OHAL ilanı ve Batı’nın sefaleti
Darbe girişiminin arkasındaki FETÖ ile mücadele için olağanüstü hal ilan edildi.Olağanüstü hal ilanı Batı demokrasilerinin de kritik dönemlerde başvurduğu bir yöntem.En son Fransa'da Nice...
Darbe girişiminin arkasındaki FETÖ ile mücadele için olağanüstü hal ilan edildi.
Olağanüstü hal ilanı Batı demokrasilerinin de kritik dönemlerde başvurduğu bir yöntem.
En son Fransa'da Nice saldırısı ve ABD'de siyahi gösteriler sebebiyle bu yönteme başvuruldu. 15 Temmuz gecesi sivil halkı katleden ve devlet kurumları içinde yüksek koordinasyona sahip bir cuntayı temizlemek için söz konusu yöntem kaçınılmazdı.
Devletin arama, gözaltına alma, tutuklama, güvenlik tedbirleri alma, personelin izinlerini erteleme ve gösterileri yasaklama gibi konularda yetkilerinin genişletilmesinin tek bir amacı var.
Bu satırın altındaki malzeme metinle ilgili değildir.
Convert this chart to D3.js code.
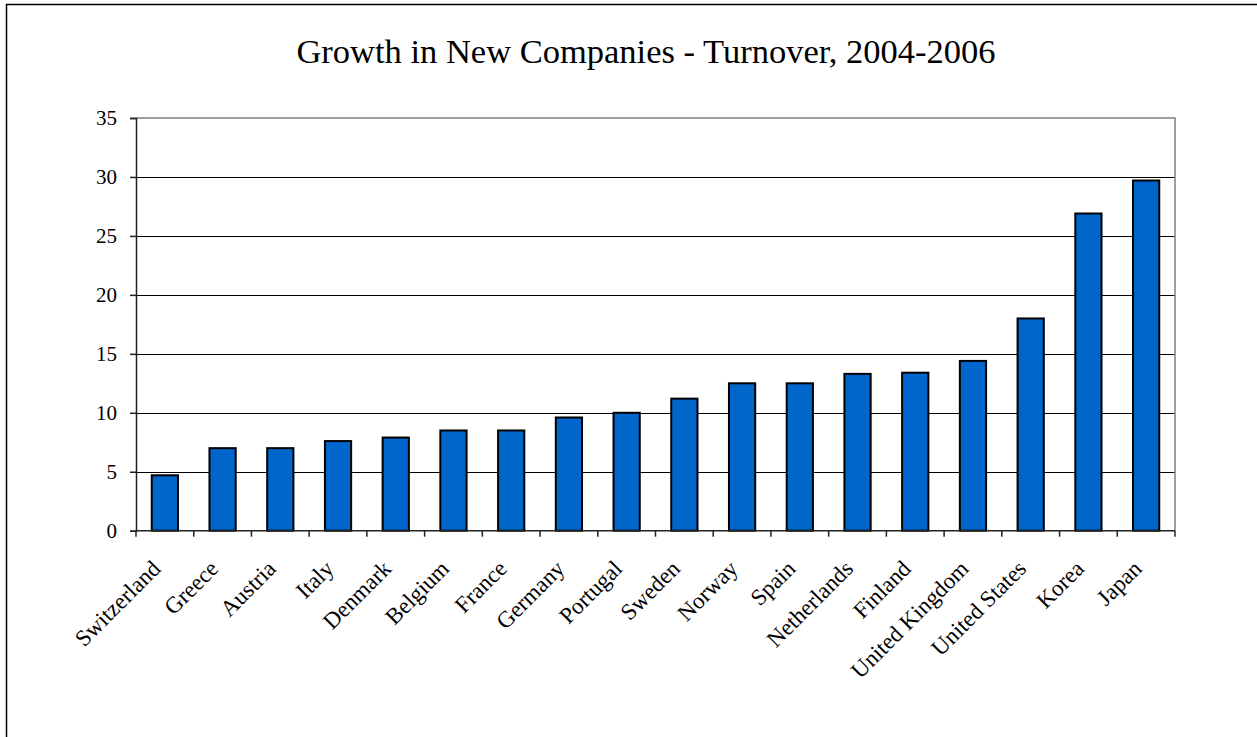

O da 2012'den itibaren farkına varılan yapı ile ilgili tasfiye çalışmalarının ivedilikle tamamlanması.
Zaten deşifre edilmiş kadrolar hakkında hızlı yargılama süreçlerini işletebilmektir. Demokratik hukuk devletinin bir koruma refleksi olarak yürüyen olağanüstü hal ilanını Batı medyası "İslamcı otoriterleşme", "Erdoğan'ın radikal yetkilerle güçlenmesi" ve hatta "Erdoğan'ın intikamı" olarak mahkûm etmekte gecikmedi. Bu tavrın The Guardian ya da The Economist ile sınırlı olduğu da söylenemez.
Alman, İngiliz ve ABD basını çeşitli varyasyonlarla aynı çizgiden yürüyor. Darbe teşebbüsünün bastırılmasını "popülist", "cihatçı" hatta "faşist" olarak etiketleyen ve hemen ilk saatlerden itibaren "Erdoğan'ın güçlenmesini" dert eden Batı medyasının olağanüstü hal ilanı karşısında suçlayıcı tonunu yükseltmesi şaşırtıcı değil.